Joko mengimbau para legislator untuk berhati-hati dalam membuat pernyataan publik terhadap proses peradilan yang masih berlangsung atau belum memiliki kekuatan hukum tetap.
Joko menutup pernyataannya dengan menyarankan agar pihak-pihak yang tidak puas atas putusan PT Pontianak menempuh jalur hukum melalui kasasi ke Mahkamah Agung.
“Negara hukum bukan dibangun di atas opini dan tekanan politik, tapi di atas kepastian hukum dan supremasi konstitusi. Hormati dulu prosesnya, baru kritik jika memang ada bukti kuat penyimpangan,” pungkasnya.
MA didesak turun tangan
Anggota DPR RI dari Fraksi PKS, Alifudin mendesak Mahkamah Agung (MA) memeriksa Hakim Pengadilan Tinggi (PT) Pontianak terkait putusan bebas terdakwa Yu Hao (YH), pelaku penambangan ilegal yang telah merugikan negara sebesar Rp 1,020 triliun. Bahkan, dia juga meminta agar MA memeriksa hakim-hakim di PT Pontianak terkait putusan ini.
“Keputusan yang tidak adil ini tidak hanya merugikan negara, tetapi juga masyarakat yang bergantung pada sumber daya alam secara berkelanjutan. Saya mengecam putusan hakim di PT Kalbar yang jelas-jelas merugikan masyarakat. Saya minta agar MA dapat memeriksa hakim-hakim di PT Kalbar yang memutuskan perkara tersebut,” kata legislator asal dapil Kalimantan Barat 1 itu, Selasa (8/4/2025).
Adapun kasus ini bermula ketika pelaku YH yang merupakan WNA Cina ditangkap oleh aparat penegak hukum karena terlibat dalam kegiatan penambangan ilegal di daerah Ketapang, Kalimantan Barat, lantaran telah mengeruk 774,27 Kg emas dan 937,7 Kg perak. Pelanggaran yang dilakukan YH ini telah merugikan negara sebesar Rp 1,020 triliun.
Setelah itu, YH diproses hukum. Pada persidangan tingkat pertama di Pengadilan Negeri Ketapang, pelaku dijatuhi hukuman penjara selama 3 tahun 6 bulan dan denda sebesar 30 miliar rupiah. Namun, keputusan tersebut berubah setelah pelaku melakukan banding di PT Pontianak. YH diputus bebas dari hukuman yang telah dijatuhkan sebelumnya.

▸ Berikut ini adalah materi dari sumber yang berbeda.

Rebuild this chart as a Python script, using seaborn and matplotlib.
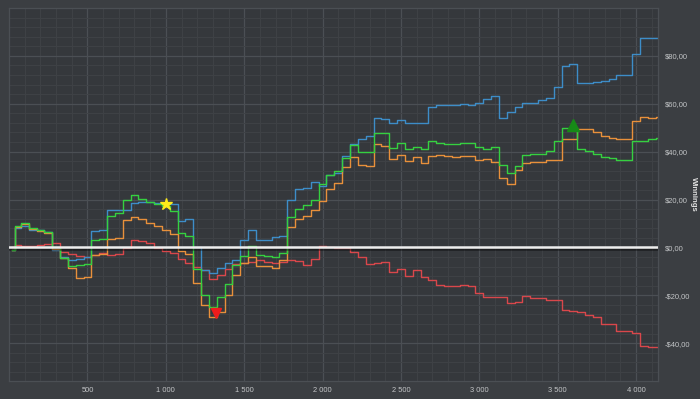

“Putusan yang membebaskan pelaku penambangan ilegal ini sangat mengecewakan bahkan ada keanehan, karena sudah diputuskan bersalah di pengadilan Ketapang, kenapa di PT Pontianak jadi bebas. (Perkara ini) perlu diusut lebih jauh, di mana (ada) perbedaan keputusan tersebut,” katanya.
Alifudin menambahkan, bahwa sememangnya tindakan penambangan ilegal itu harus dihukum dengan tegas dan adil, agar memberi efek jera kepada para pelaku dan mencegah kerusakan lebih lanjut. “Pembebasan pelaku penambangan ilegal ini dapat menjadi preseden buruk bagi upaya perlindungan lingkungan dan sumber daya alam Indonesia,” katanya.
Kasus Yu Hao, warga negara China yang didakwa melakukan penambangan emas ilegal di Kabupaten Ketapang, Kalimantan Barat, mengalami perkembangan signifikan pada Januari 2025.
Setelah sebelumnya divonis 3,5 tahun penjara dan denda Rp30 miliar oleh Pengadilan Negeri Ketapang pada Oktober 2024, Yu Hao mengajukan banding. Pengadilan Tinggi Pontianak kemudian membebaskannya dari semua dakwaan, dengan pertimbangan bahwa dakwaan jaksa tidak jelas dan tidak memenuhi syarat formal.